» Exercise
Reproduce exactly, and only, the lines of the material below running from the line bearing "Output the web" through the line bearing "var nameSa = 'Industrija". Leave any pictures out.

- - -

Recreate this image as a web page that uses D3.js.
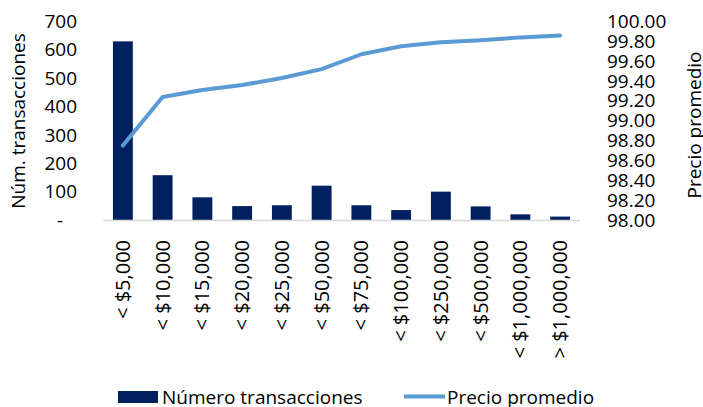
<!DOCTYPE html>
<html><head><meta charset="utf-8">
<script src="https://cdn.jsdelivr.net/npm/d3@7"></script>
<style>
html,body{margin:0;padding:0;background:#fff;}
svg{display:block;font-family:"Open Sans",sans-serif;}
</style></head>
<body><svg id="c" width="703" height="407"></svg>
<script>
const categories = ["< $5,000","< $10,000","< $15,000","< $20,000","< $25,000","< $50,000","< $75,000","< $100,000","< $250,000","< $500,000","< $1,000,000","> $1,000,000"];
const numTransacciones = [630,158,80,49,52,121,52,35,100,48,20,12];
const precioPromedio = [98.75,99.24,99.31,99.36,99.43,99.52,99.67,99.75,99.79,99.81,99.84,99.86];
const leftTicks = [0,100,200,300,400,500,600,700];
const rightTicks = [98.0,98.2,98.4,98.6,98.8,99.0,99.2,99.4,99.6,99.8,100.0];

(function(){
const svg = d3.select("#c");
const pTop = 21.5, pBottom = 220, pLeft = 103, pRight = 580;
const fs = 19;

const x = d3.scaleBand().domain(categories).range([pLeft,pRight]).paddingInner(0.5).paddingOuter(0.25);
const yL = d3.scaleLinear().domain([0,700]).range([pBottom,pTop]);
const yR = d3.scaleLinear().domain([98,100]).range([pBottom,pTop]);

svg.append("g").selectAll("rect").data(categories).join("rect")
  .attr("x", d=>x(d)).attr("width", x.bandwidth())
  .attr("y", (d,i)=>yL(numTransacciones[i]))
  .attr("height", (d,i)=>pBottom - yL(numTransacciones[i]))
  .attr("fill","#002060");

svg.append("line").attr("x1",pLeft).attr("x2",pRight).attr("y1",pBottom+0.5).attr("y2",pBottom+0.5)
  .attr("stroke","#d9d9d9").attr("stroke-width",1.5);

const line = d3.line().x((d,i)=>x(categories[i])+x.bandwidth()/2).y(d=>yR(d));
svg.append("path").datum(precioPromedio).attr("d",line)
  .attr("fill","none").attr("stroke","#5b9bd5").attr("stroke-width",4).attr("stroke-linecap","round").attr("stroke-linejoin","round");

const la = svg.append("g").attr("transform",`translate(${pLeft},0)`)
  .call(d3.axisLeft(yL).tickValues(leftTicks).tickSize(0).tickPadding(26)
    .tickFormat(d=> d===0 ? "-" : d3.format("d")(d)));
la.select(".domain").remove();
la.selectAll("text").attr("font-size",fs).attr("font-family","Open Sans").attr("fill","#000");
la.selectAll(".tick").filter(d=>d===0).select("text").attr("dx",-14);

const ra = svg.append("g").attr("transform",`translate(${pRight},0)`)
  .call(d3.axisRight(yR).tickValues(rightTicks).tickSize(0).tickPadding(27).tickFormat(d3.format(".2f")));
ra.select(".domain").remove();
ra.selectAll("text").attr("font-size",fs).attr("font-family","Open Sans").attr("fill","#000");

const xa = svg.append("g").attr("transform",`translate(0,${pBottom})`)
  .call(d3.axisBottom(x).tickSize(0));
xa.select(".domain").remove();
xa.selectAll("text").attr("font-size",20).attr("font-family","Open Sans").attr("fill","#000")
  .attr("transform","rotate(-90)").attr("text-anchor","end")
  .attr("x",-20).attr("y",0).attr("dy","0.35em");

svg.append("text").attr("transform","translate(18,121) rotate(-90)")
  .attr("text-anchor","middle").attr("dy","0.35em").attr("font-size",fs).text("Núm. transacciones");
svg.append("text").attr("transform","translate(694,125) rotate(-90)")
  .attr("text-anchor","middle").attr("dy","0.35em").attr("font-size",fs).text("Precio promedio");

const lg = svg.append("g");
lg.append("rect").attr("x",118).attr("y",391).attr("width",40).attr("height",12).attr("fill","#002060");
lg.append("text").attr("x",162).attr("y",397).attr("dy","0.35em").attr("font-size",fs).text("Número transacciones");
lg.append("line").attr("x1",404).attr("x2",445).attr("y1",396.5).attr("y2",396.5).attr("stroke","#5b9bd5").attr("stroke-width",4);
lg.append("text").attr("x",447).attr("y",397).attr("dy","0.35em").attr("font-size",fs).text("Precio promedio");
})();
</script></body></html>
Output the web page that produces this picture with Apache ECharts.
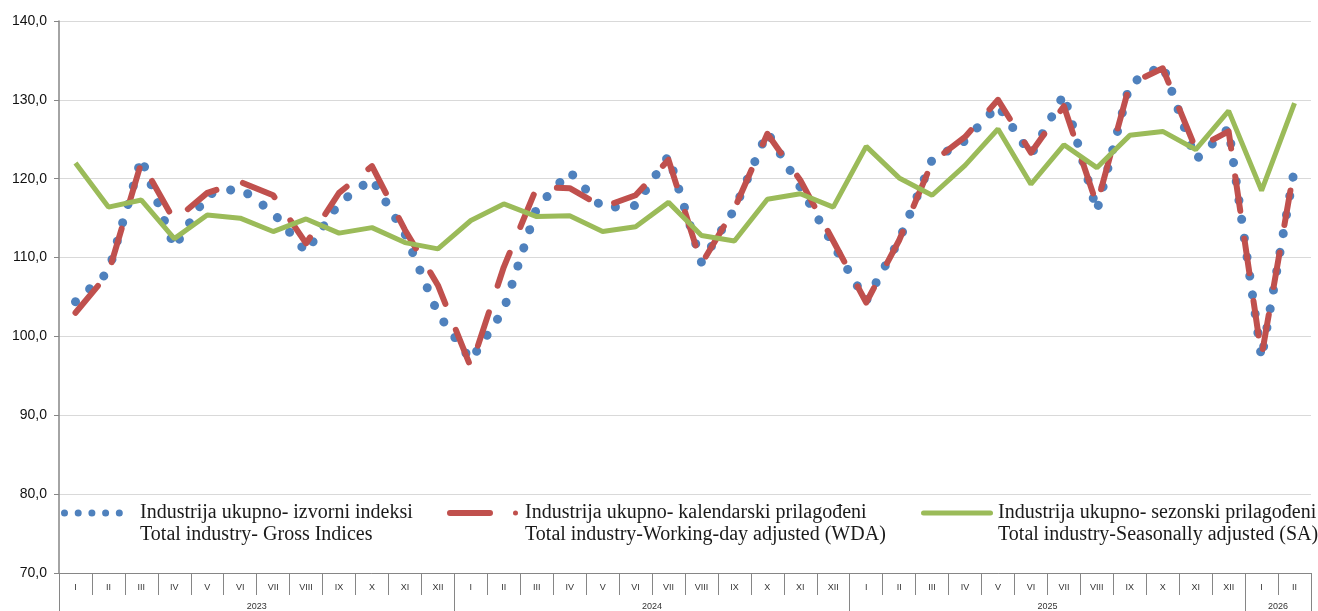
<!DOCTYPE html>
<html>
<head>
<meta charset="utf-8">
<script src="https://cdn.jsdelivr.net/npm/echarts@6/dist/echarts.min.js"></script>
<style>
  html, body { margin: 0; padding: 0; background: #fff; }
  #chart { width: 1318px; height: 611px; }
</style>
</head>
<body>
<div id="chart"></div>
<script>
// months and years on the two-level x axis
var monthNames = ['I', 'II', 'III', 'IV', 'V', 'VI', 'VII', 'VIII', 'IX', 'X', 'XI', 'XII'];
var years = ['2023', '2024', '2025', '2026'];
var monthsPerYear = [12, 12, 12, 2];

// y axis ticks
var yMin = 70, yMax = 140, yStep = 10;

// series names (two lines each, as in the legend)
var nameGross = 'Industrija ukupno- izvorni indeksi\nTotal industry- Gross Indices';
var nameWda = 'Industrija ukupno- kalendarski prilagođeni\nTotal industry-Working-day adjusted (WDA)';
var nameSa = 'Industrija ukupno- sezonski prilagođeni\nTotal industry-Seasonally adjusted (SA)';

// values
var grossIndex = [104.4, 108.2, 122.6, 111.3, 118.0, 118.8, 115.7, 110.7, 116.9, 120.0, 113.0, 102.9,
                  97.0, 103.4, 116.3, 120.9, 116.3, 116.6, 122.9, 109.4, 116.1, 125.9, 118.9, 111.6,
                  104.5, 112.2, 122.4, 124.8, 129.3, 123.0, 130.7, 115.9, 132.0, 134.4, 122.4, 126.4,
                  97.2, 121.3];
var workingDayAdj = [103.0, 108.0, 122.1, 114.7, 118.2, 119.6, 117.9, 111.8, 118.2, 121.6, 113.5, 106.5,
                     96.1, 108.8, 118.9, 118.8, 116.4, 117.9, 122.4, 109.2, 116.2, 125.7, 119.8, 112.1,
                     104.3, 112.2, 122.1, 125.3, 130.0, 123.3, 129.2, 116.7, 132.0, 134.0, 123.8, 126.0,
                     97.5, 121.5];
var seasonalAdj = [122.0, 116.4, 117.3, 112.4, 115.4, 115.0, 113.3, 114.9, 113.1, 113.8, 111.9, 111.1,
                   114.7, 116.8, 115.2, 115.3, 113.3, 113.9, 117.0, 112.8, 112.1, 117.4, 118.1, 116.4,
                   124.1, 120.1, 117.9, 121.7, 126.3, 119.3, 124.3, 121.4, 125.5, 126.0, 123.7, 128.6,
                   118.5, 129.6];

// build the month categories and year boundaries
var categories = [];
var yearEdges = [0];
var yearMiddles = [];
years.forEach(function (y, k) {
  var start = yearEdges[yearEdges.length - 1];
  for (var m = 0; m < monthsPerYear[k]; m++) categories.push(monthNames[m]);
  yearEdges.push(start + monthsPerYear[k]);
  yearMiddles.push(start + monthsPerYear[k] / 2);
});

var axisGray = '#868686';
var legendText = { fontFamily: 'Liberation Serif', fontSize: 20, lineHeight: 22, color: '#1a1a1a' };

// one legend box per series, the icon sits level with the first text line
function legendBox(name, left, icon, color, w, h) {
  return {
    left: left,
    top: 480,
    padding: 0,
    itemWidth: w,
    itemHeight: h,
    selectedMode: false,
    data: [{ name: name, icon: icon, itemStyle: { color: color, borderWidth: 0 } }],
    textStyle: legendText,
    formatter: function (n) { return '\n' + n; }
  };
}

var dotsIcon = 'path://' + [3.5, 17.2, 30.9, 44.6, 58.3].map(function (cx) {
  return 'M' + (cx - 3.5) + ',3.5A3.5,3.5 0 1 0 ' + (cx + 3.5) + ',3.5A3.5,3.5 0 1 0 ' + (cx - 3.5) + ',3.5Z';
}).join('') + 'M74,3.5L74,3.6Z';
var dashDotIcon = 'path://M3,0L43,0A3,3 0 0 1 43,6L3,6A3,3 0 0 1 3,0ZM66,3A2.5,2.5 0 1 0 71,3A2.5,2.5 0 1 0 66,3ZM73,3L73,3.1Z';
var barIcon = 'path://M2.5,0L69.5,0A2.5,2.5 0 0 1 69.5,5L2.5,5A2.5,2.5 0 0 1 2.5,0Z';

var chart = echarts.init(document.getElementById('chart'));
chart.setOption({
  animation: false,
  backgroundColor: '#fff',
  grid: { left: 59, right: 7, top: 21, bottom: 38 },
  legend: [
    legendBox(nameGross, 61, dotsIcon, '#4f81bd', 74, 7),
    legendBox(nameWda, 447, dashDotIcon, '#c0504d', 73, 6),
    legendBox(nameSa, 921, barIcon, '#9bbb59', 72, 5)
  ],
  xAxis: [
    {
      type: 'category',
      data: categories,
      boundaryGap: true,
      axisLine: { lineStyle: { color: axisGray, width: 1 } },
      axisTick: { show: true, interval: 0, length: 22, lineStyle: { color: axisGray } },
      axisLabel: { interval: 0, fontSize: 9, color: '#333', margin: 10, fontFamily: 'Liberation Sans' },
      splitLine: { show: false }
    },
    {
      type: 'value',
      position: 'bottom',
      min: 0,
      max: categories.length,
      axisLine: { show: false },
      splitLine: { show: false },
      axisTick: { show: true, customValues: yearEdges, length: 40, lineStyle: { color: axisGray } },
      axisLabel: {
        customValues: yearMiddles,
        fontSize: 9,
        color: '#333',
        margin: 29,
        fontFamily: 'Liberation Sans',
        formatter: function (v) {
          var k = yearMiddles.indexOf(v);
          return k >= 0 ? years[k] : '';
        }
      }
    }
  ],
  yAxis: {
    type: 'value',
    min: yMin,
    max: yMax,
    interval: yStep,
    axisLine: { show: true, lineStyle: { color: axisGray, width: 1.5 } },
    axisTick: { show: true, length: 5, lineStyle: { color: axisGray } },
    axisLabel: {
      fontSize: 14,
      color: '#111',
      margin: 12,
      fontFamily: 'Liberation Sans',
      formatter: function (v) { return v.toFixed(1).replace('.', ','); }
    },
    splitLine: { lineStyle: { color: '#d9d9d9', width: 1 } }
  },
  series: [
    {
      name: nameGross,
      type: 'line',
      data: grossIndex,
      symbol: 'none',
      silent: true,
      color: '#4f81bd',
      lineStyle: { color: '#4f81bd', width: 9, type: [0.1, 19], cap: 'round', join: 'round' },
      z: 2
    },
    {
      name: nameWda,
      type: 'line',
      data: workingDayAdj,
      symbol: 'none',
      silent: true,
      color: '#c0504d',
      lineStyle: { color: '#c0504d', width: 6, type: [35, 28], cap: 'round', join: 'round' },
      z: 3
    },
    {
      name: nameSa,
      type: 'line',
      data: seasonalAdj,
      symbol: 'none',
      silent: true,
      color: '#9bbb59',
      lineStyle: { color: '#9bbb59', width: 5 },
      z: 4
    }
  ]
});
</script>
</body>
</html>
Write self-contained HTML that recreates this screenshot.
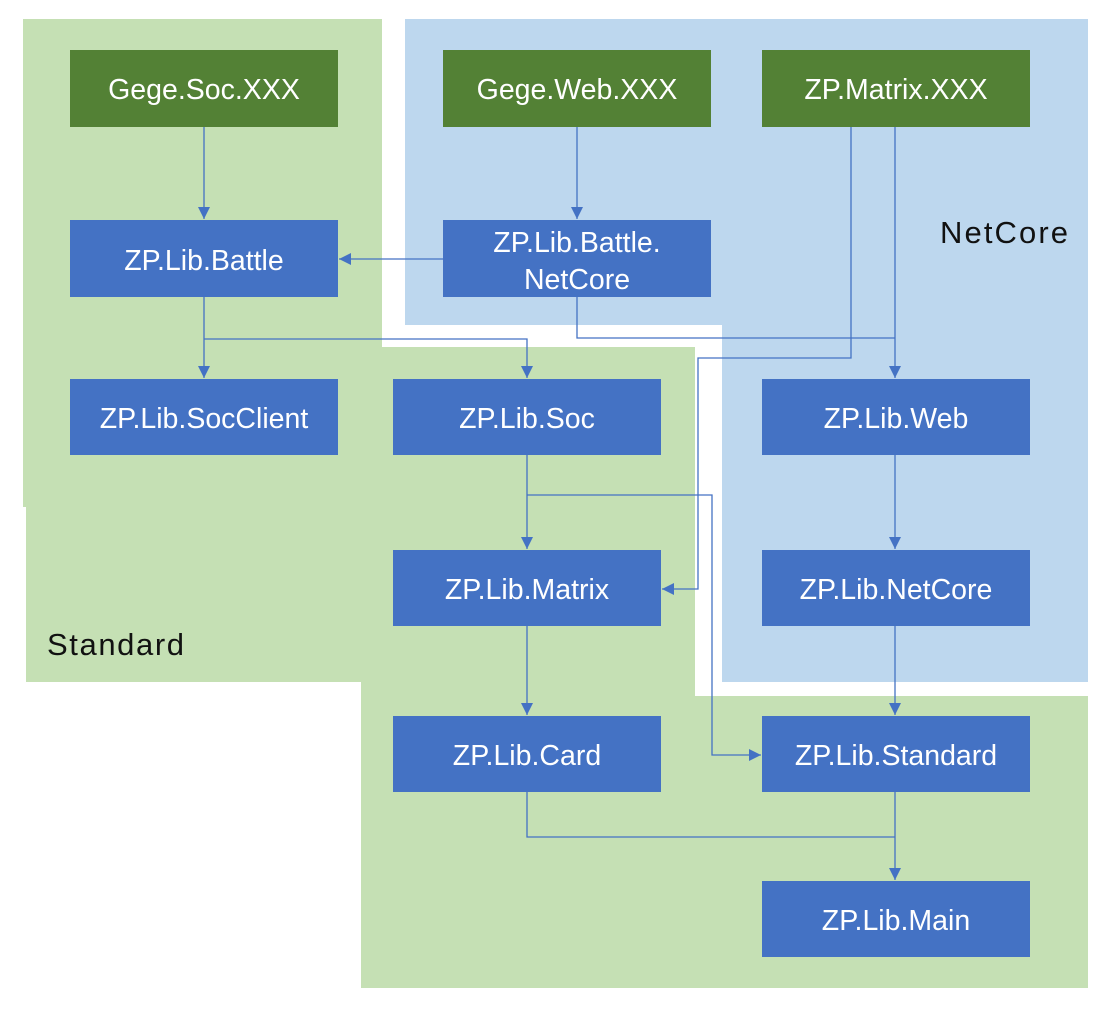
<!DOCTYPE html>
<html><head><meta charset="utf-8"><style>
html,body{margin:0;padding:0;background:#fff;}
svg{display:block;}
text{font-family:"Liberation Sans",sans-serif;}
</style></head><body>
<svg width="1105" height="1010" viewBox="0 0 1105 1010" xmlns="http://www.w3.org/2000/svg">
<defs><marker id="a" markerWidth="14" markerHeight="14" refX="12" refY="6" orient="auto" markerUnits="userSpaceOnUse"><path d="M0,0 L12,6 L0,12 z" fill="#4472C4"/></marker></defs>
<g fill="#C5E0B4">
<rect x="23" y="19" width="359" height="488"/>
<rect x="26" y="340" width="356" height="342"/>
<rect x="382" y="347" width="313" height="349"/>
<rect x="361" y="682" width="334" height="306"/>
<rect x="695" y="696" width="393" height="292"/>
</g>
<g fill="#BDD7EE">
<rect x="405" y="19" width="683" height="306"/>
<rect x="722" y="325" width="366" height="357"/>
</g>
<text x="940" y="243" font-size="31" fill="#111" textLength="128">NetCore</text>
<text x="47" y="655" font-size="31" fill="#111" textLength="137">Standard</text>
<g fill="#fff" fill-opacity="1">
<rect x="70" y="50" width="268" height="77" fill="#538135"/>
<rect x="443" y="50" width="268" height="77" fill="#538135"/>
<rect x="762" y="50" width="268" height="77" fill="#538135"/>
</g>
<g fill="#4472C4">
<rect x="70" y="220" width="268" height="77"/>
<rect x="443" y="220" width="268" height="77"/>
<rect x="70" y="379" width="268" height="76"/>
<rect x="393" y="379" width="268" height="76"/>
<rect x="762" y="379" width="268" height="76"/>
<rect x="393" y="550" width="268" height="76"/>
<rect x="762" y="550" width="268" height="76"/>
<rect x="393" y="716" width="268" height="76"/>
<rect x="762" y="716" width="268" height="76"/>
<rect x="762" y="881" width="268" height="76"/>
</g>
<g fill="#fff" font-size="28.5" text-anchor="middle">
<text x="204" y="99">Gege.Soc.XXX</text>
<text x="577" y="99">Gege.Web.XXX</text>
<text x="896" y="99">ZP.Matrix.XXX</text>
<text x="204" y="270">ZP.Lib.Battle</text>
<text x="577" y="252">ZP.Lib.Battle.</text>
<text x="577" y="289">NetCore</text>
<text x="204" y="428">ZP.Lib.SocClient</text>
<text x="527" y="428">ZP.Lib.Soc</text>
<text x="896" y="428">ZP.Lib.Web</text>
<text x="527" y="599">ZP.Lib.Matrix</text>
<text x="896" y="599">ZP.Lib.NetCore</text>
<text x="527" y="765">ZP.Lib.Card</text>
<text x="896" y="765">ZP.Lib.Standard</text>
<text x="896" y="930">ZP.Lib.Main</text>
</g>
<g stroke="#4472C4" stroke-width="1.3" fill="none">
<path d="M204,127 V219" marker-end="url(#a)"/>
<path d="M577,127 V219" marker-end="url(#a)"/>
<path d="M443,259 H339" marker-end="url(#a)"/>
<path d="M204,297 V378" marker-end="url(#a)"/>
<path d="M204,339 H527 V378" marker-end="url(#a)"/>
<path d="M577,297 V338 H895"/>
<path d="M895,127 V378" marker-end="url(#a)"/>
<path d="M851,127 V358 H698 V589 H662" marker-end="url(#a)"/>
<path d="M527,455 V549" marker-end="url(#a)"/>
<path d="M527,495 H712 V755 H761" marker-end="url(#a)"/>
<path d="M527,626 V715" marker-end="url(#a)"/>
<path d="M895,455 V549" marker-end="url(#a)"/>
<path d="M895,626 V715" marker-end="url(#a)"/>
<path d="M527,792 V837 H895"/>
<path d="M895,792 V880" marker-end="url(#a)"/>
</g>
</svg>
</body></html>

- - -

» Exercise response
Output the web page that produces this picture with Apache ECharts.
<!DOCTYPE html>
<html>
<head>
<meta charset="utf-8">
<script src="https://cdn.jsdelivr.net/npm/echarts@6/dist/echarts.min.js"></script>
<style>
  html, body { margin: 0; padding: 0; background: #fff; }
  #chart { width: 1318px; height: 611px; }
</style>
</head>
<body>
<div id="chart"></div>
<script>
// months and years on the two-level x axis
var monthNames = ['I', 'II', 'III', 'IV', 'V', 'VI', 'VII', 'VIII', 'IX', 'X', 'XI', 'XII'];
var years = ['2023', '2024', '2025', '2026'];
var monthsPerYear = [12, 12, 12, 2];

// y axis ticks
var yMin = 70, yMax = 140, yStep = 10;

// series names (two lines each, as in the legend)
var nameGross = 'Industrija ukupno- izvorni indeksi\nTotal industry- Gross Indices';
var nameWda = 'Industrija ukupno- kalendarski prilagođeni\nTotal industry-Working-day adjusted (WDA)';
var nameSa = 'Industrija ukupno- sezonski prilagođeni\nTotal industry-Seasonally adjusted (SA)';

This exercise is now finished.